Roles and Responsibilities: Data
- Assist in creating and maintaining optimal data pipeline architecture and creating databases optimized for performance, implementing schema changes, and maintaining data architecture standards across the required databases. Work alongside data scientists to help make use of the data they collect.
- Assemble large, complex data sets that meet functional / non-functional business requirements and align data architecture with business requirements.
- Assist in enabling and running data migrations across different databases and different servers and defines and implements data stores based on system requirements and consumer requirements.
- Assist in performing thorough testing and validation in order to support the accuracy of data transformations and data verification used in machine learning models.
- Perform ad-hoc analyses of data stored in databases and writes SQL scripts, stored procedures, functions, and views. Proactively analyses and evaluate the databases in order to identify and recommend improvements and optimisation. Deploy sophisticated analytics programs, machine learning and statistical methods.
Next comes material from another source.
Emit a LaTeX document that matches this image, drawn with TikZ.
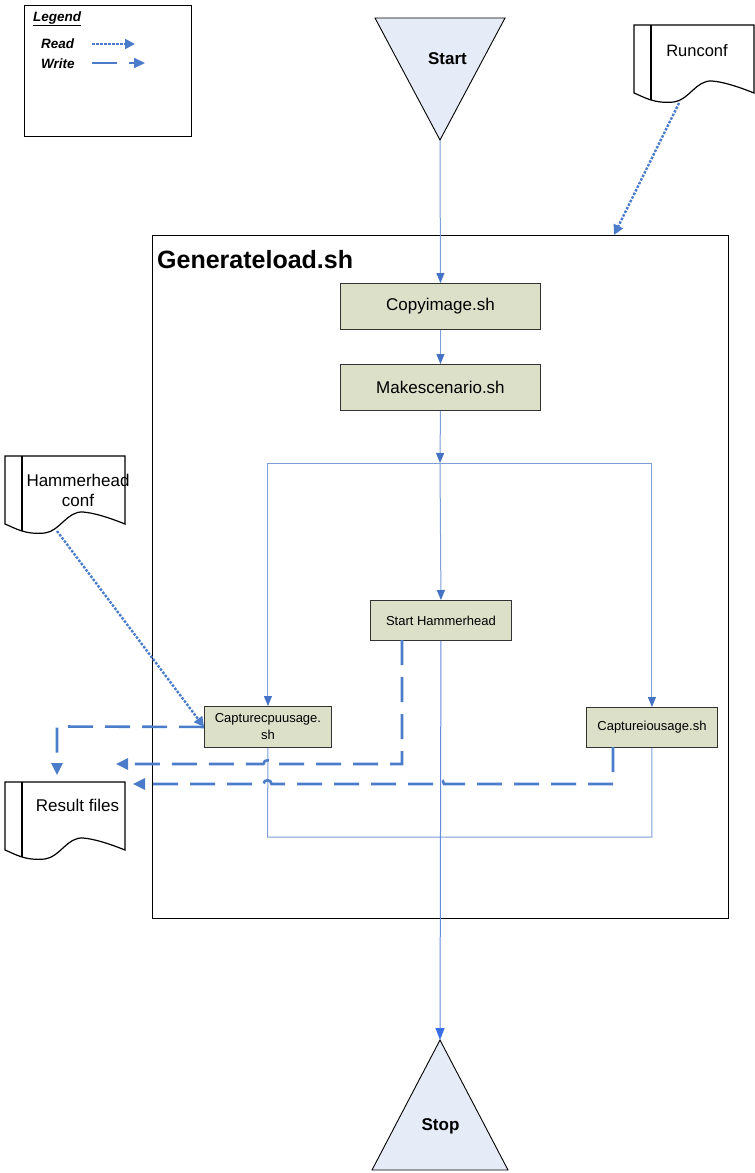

- Analyse complex data elements and systems, data flow, dependencies, and relationships in order to contribute to conceptual physical and logical data models.
- Liaise and collaborate with the entire team, providing support to the entire department for its data centric needs. Collaborate with subject matter experts to select the relevant sources of information and translates the business requirements into data mining/science outcomes. Presents findings and observations to team for development of recommendations.
- Utilise data under supervision to discover tasks that can be automated and identify, design, and implement internal process improvements, automating manual processes, optimizing data delivery, re-designing infrastructure for greater scalability, etc.
- Designing and developing scalable ETL packages from the business source systems and the development of ETL routines in order to populate databases from sources and to create aggregates. Manager large-scale data Hadoop platforms and to support the fast-growing data within the business.
- Build analytics tools that utilise the data pipeline to provide actionable insights into customer acquisition, operational efficiency and other key business performance metrics. Create data tools for analytics and data scientist team members that assist them in building and optimising the organization into an innovative industry leader.